→ Stated task
Write out the material again exactly, please, and omit the pictures.

──────── Dataset excerpt

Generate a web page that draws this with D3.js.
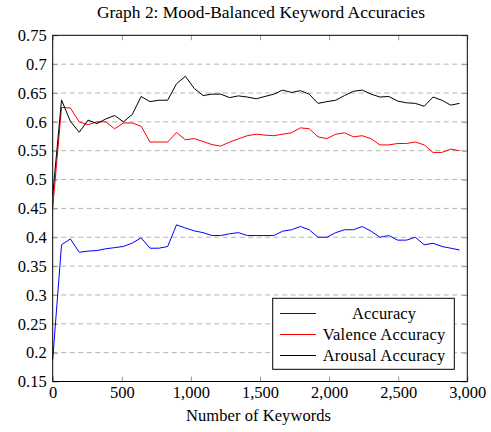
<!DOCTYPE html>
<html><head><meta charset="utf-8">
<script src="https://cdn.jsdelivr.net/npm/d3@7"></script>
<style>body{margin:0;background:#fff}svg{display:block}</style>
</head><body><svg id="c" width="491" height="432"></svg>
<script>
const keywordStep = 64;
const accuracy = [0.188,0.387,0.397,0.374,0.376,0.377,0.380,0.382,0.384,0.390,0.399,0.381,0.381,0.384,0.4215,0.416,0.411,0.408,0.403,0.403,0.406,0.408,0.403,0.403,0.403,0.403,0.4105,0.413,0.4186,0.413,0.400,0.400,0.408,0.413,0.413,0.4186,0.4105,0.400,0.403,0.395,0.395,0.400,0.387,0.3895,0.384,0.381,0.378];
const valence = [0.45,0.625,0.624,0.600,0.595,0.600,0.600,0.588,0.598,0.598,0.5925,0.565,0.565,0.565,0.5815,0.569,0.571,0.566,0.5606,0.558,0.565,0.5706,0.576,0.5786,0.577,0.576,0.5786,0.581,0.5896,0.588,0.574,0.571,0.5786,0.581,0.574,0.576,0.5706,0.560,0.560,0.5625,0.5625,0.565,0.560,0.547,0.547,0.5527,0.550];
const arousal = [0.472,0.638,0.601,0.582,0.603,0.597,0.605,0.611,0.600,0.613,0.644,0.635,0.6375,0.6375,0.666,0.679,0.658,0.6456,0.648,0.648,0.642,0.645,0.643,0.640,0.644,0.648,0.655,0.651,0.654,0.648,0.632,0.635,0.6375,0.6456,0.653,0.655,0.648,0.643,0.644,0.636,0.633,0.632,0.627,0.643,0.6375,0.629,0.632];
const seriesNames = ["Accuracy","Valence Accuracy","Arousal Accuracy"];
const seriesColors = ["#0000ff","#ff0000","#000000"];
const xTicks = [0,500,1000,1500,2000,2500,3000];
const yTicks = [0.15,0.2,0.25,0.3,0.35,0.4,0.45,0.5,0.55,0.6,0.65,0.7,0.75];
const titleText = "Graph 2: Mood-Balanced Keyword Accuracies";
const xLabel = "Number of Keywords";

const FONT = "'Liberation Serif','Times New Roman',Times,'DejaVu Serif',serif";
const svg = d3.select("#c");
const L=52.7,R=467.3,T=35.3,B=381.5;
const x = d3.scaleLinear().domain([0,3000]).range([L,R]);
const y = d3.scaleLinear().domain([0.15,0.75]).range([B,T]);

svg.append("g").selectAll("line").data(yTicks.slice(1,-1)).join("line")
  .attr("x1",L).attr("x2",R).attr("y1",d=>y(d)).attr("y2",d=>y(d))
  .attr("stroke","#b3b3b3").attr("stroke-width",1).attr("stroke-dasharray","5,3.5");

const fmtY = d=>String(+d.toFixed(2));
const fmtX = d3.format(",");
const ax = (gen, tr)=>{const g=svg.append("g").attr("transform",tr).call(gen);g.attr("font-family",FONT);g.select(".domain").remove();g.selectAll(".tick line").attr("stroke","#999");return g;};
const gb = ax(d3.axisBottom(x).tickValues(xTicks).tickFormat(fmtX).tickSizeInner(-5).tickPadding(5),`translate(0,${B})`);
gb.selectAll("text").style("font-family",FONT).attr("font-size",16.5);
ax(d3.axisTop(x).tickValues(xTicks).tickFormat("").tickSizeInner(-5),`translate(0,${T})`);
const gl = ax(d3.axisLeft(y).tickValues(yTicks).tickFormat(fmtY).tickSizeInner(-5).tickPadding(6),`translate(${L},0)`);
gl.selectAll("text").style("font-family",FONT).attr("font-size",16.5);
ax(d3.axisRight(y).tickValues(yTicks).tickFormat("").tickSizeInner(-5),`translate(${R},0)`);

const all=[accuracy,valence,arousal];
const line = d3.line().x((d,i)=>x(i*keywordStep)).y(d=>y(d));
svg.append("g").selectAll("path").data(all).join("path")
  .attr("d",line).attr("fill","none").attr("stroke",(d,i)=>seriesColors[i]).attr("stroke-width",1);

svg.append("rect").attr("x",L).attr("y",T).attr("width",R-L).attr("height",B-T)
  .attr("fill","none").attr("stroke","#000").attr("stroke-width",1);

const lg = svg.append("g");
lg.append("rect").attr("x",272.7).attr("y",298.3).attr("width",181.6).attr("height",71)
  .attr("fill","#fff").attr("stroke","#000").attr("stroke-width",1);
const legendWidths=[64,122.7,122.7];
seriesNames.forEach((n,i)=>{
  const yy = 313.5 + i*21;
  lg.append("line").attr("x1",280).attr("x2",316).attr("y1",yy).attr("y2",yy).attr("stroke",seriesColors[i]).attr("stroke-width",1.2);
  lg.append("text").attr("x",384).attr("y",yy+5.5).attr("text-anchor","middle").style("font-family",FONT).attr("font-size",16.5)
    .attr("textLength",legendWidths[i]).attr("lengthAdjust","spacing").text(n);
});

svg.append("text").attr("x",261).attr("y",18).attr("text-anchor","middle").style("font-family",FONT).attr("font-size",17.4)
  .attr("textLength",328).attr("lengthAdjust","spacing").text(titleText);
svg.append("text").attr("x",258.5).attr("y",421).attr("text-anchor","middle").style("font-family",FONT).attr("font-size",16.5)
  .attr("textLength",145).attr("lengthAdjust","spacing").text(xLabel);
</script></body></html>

────────────────

→ Exercise response
Generate a web page that draws this with D3.js.
<!DOCTYPE html>
<html><head><meta charset="utf-8">
<script src="https://cdn.jsdelivr.net/npm/d3@7"></script>
<style>body{margin:0;background:#fff}svg{display:block}</style>
</head><body><svg id="c" width="491" height="432"></svg>
<script>
const keywordStep = 64;
const accuracy = [0.188,0.387,0.397,0.374,0.376,0.377,0.380,0.382,0.384,0.390,0.399,0.381,0.381,0.384,0.4215,0.416,0.411,0.408,0.403,0.403,0.406,0.408,0.403,0.403,0.403,0.403,0.4105,0.413,0.4186,0.413,0.400,0.400,0.408,0.413,0.413,0.4186,0.4105,0.400,0.403,0.395,0.395,0.400,0.387,0.3895,0.384,0.381,0.378];
const valence = [0.45,0.625,0.624,0.600,0.595,0.600,0.600,0.588,0.598,0.598,0.5925,0.565,0.565,0.565,0.5815,0.569,0.571,0.566,0.5606,0.558,0.565,0.5706,0.576,0.5786,0.577,0.576,0.5786,0.581,0.5896,0.588,0.574,0.571,0.5786,0.581,0.574,0.576,0.5706,0.560,0.560,0.5625,0.5625,0.565,0.560,0.547,0.547,0.5527,0.550];
const arousal = [0.472,0.638,0.601,0.582,0.603,0.597,0.605,0.611,0.600,0.613,0.644,0.635,0.6375,0.6375,0.666,0.679,0.658,0.6456,0.648,0.648,0.642,0.645,0.643,0.640,0.644,0.648,0.655,0.651,0.654,0.648,0.632,0.635,0.6375,0.6456,0.653,0.655,0.648,0.643,0.644,0.636,0.633,0.632,0.627,0.643,0.6375,0.629,0.632];
const seriesNames = ["Accuracy","Valence Accuracy","Arousal Accuracy"];
const seriesColors = ["#0000ff","#ff0000","#000000"];
const xTicks = [0,500,1000,1500,2000,2500,3000];
const yTicks = [0.15,0.2,0.25,0.3,0.35,0.4,0.45,0.5,0.55,0.6,0.65,0.7,0.75];
const titleText = "Graph 2: Mood-Balanced Keyword Accuracies";
const xLabel = "Number of Keywords";

const FONT = "'Liberation Serif','Times New Roman',Times,'DejaVu Serif',serif";
const svg = d3.select("#c");
const L=52.7,R=467.3,T=35.3,B=381.5;
const x = d3.scaleLinear().domain([0,3000]).range([L,R]);
const y = d3.scaleLinear().domain([0.15,0.75]).range([B,T]);

svg.append("g").selectAll("line").data(yTicks.slice(1,-1)).join("line")
  .attr("x1",L).attr("x2",R).attr("y1",d=>y(d)).attr("y2",d=>y(d))
  .attr("stroke","#b3b3b3").attr("stroke-width",1).attr("stroke-dasharray","5,3.5");

const fmtY = d=>String(+d.toFixed(2));
const fmtX = d3.format(",");
const ax = (gen, tr)=>{const g=svg.append("g").attr("transform",tr).call(gen);g.attr("font-family",FONT);g.select(".domain").remove();g.selectAll(".tick line").attr("stroke","#999");return g;};
const gb = ax(d3.axisBottom(x).tickValues(xTicks).tickFormat(fmtX).tickSizeInner(-5).tickPadding(5),`translate(0,${B})`);
gb.selectAll("text").style("font-family",FONT).attr("font-size",16.5);
ax(d3.axisTop(x).tickValues(xTicks).tickFormat("").tickSizeInner(-5),`translate(0,${T})`);
const gl = ax(d3.axisLeft(y).tickValues(yTicks).tickFormat(fmtY).tickSizeInner(-5).tickPadding(6),`translate(${L},0)`);
gl.selectAll("text").style("font-family",FONT).attr("font-size",16.5);
ax(d3.axisRight(y).tickValues(yTicks).tickFormat("").tickSizeInner(-5),`translate(${R},0)`);

const all=[accuracy,valence,arousal];
const line = d3.line().x((d,i)=>x(i*keywordStep)).y(d=>y(d));
svg.append("g").selectAll("path").data(all).join("path")
  .attr("d",line).attr("fill","none").attr("stroke",(d,i)=>seriesColors[i]).attr("stroke-width",1);

svg.append("rect").attr("x",L).attr("y",T).attr("width",R-L).attr("height",B-T)
  .attr("fill","none").attr("stroke","#000").attr("stroke-width",1);

const lg = svg.append("g");
lg.append("rect").attr("x",272.7).attr("y",298.3).attr("width",181.6).attr("height",71)
  .attr("fill","#fff").attr("stroke","#000").attr("stroke-width",1);
const legendWidths=[64,122.7,122.7];
seriesNames.forEach((n,i)=>{
  const yy = 313.5 + i*21;
  lg.append("line").attr("x1",280).attr("x2",316).attr("y1",yy).attr("y2",yy).attr("stroke",seriesColors[i]).attr("stroke-width",1.2);
  lg.append("text").attr("x",384).attr("y",yy+5.5).attr("text-anchor","middle").style("font-family",FONT).attr("font-size",16.5)
    .attr("textLength",legendWidths[i]).attr("lengthAdjust","spacing").text(n);
});

svg.append("text").attr("x",261).attr("y",18).attr("text-anchor","middle").style("font-family",FONT).attr("font-size",17.4)
  .attr("textLength",328).attr("lengthAdjust","spacing").text(titleText);
svg.append("text").attr("x",258.5).attr("y",421).attr("text-anchor","middle").style("font-family",FONT).attr("font-size",16.5)
  .attr("textLength",145).attr("lengthAdjust","spacing").text(xLabel);
</script></body></html>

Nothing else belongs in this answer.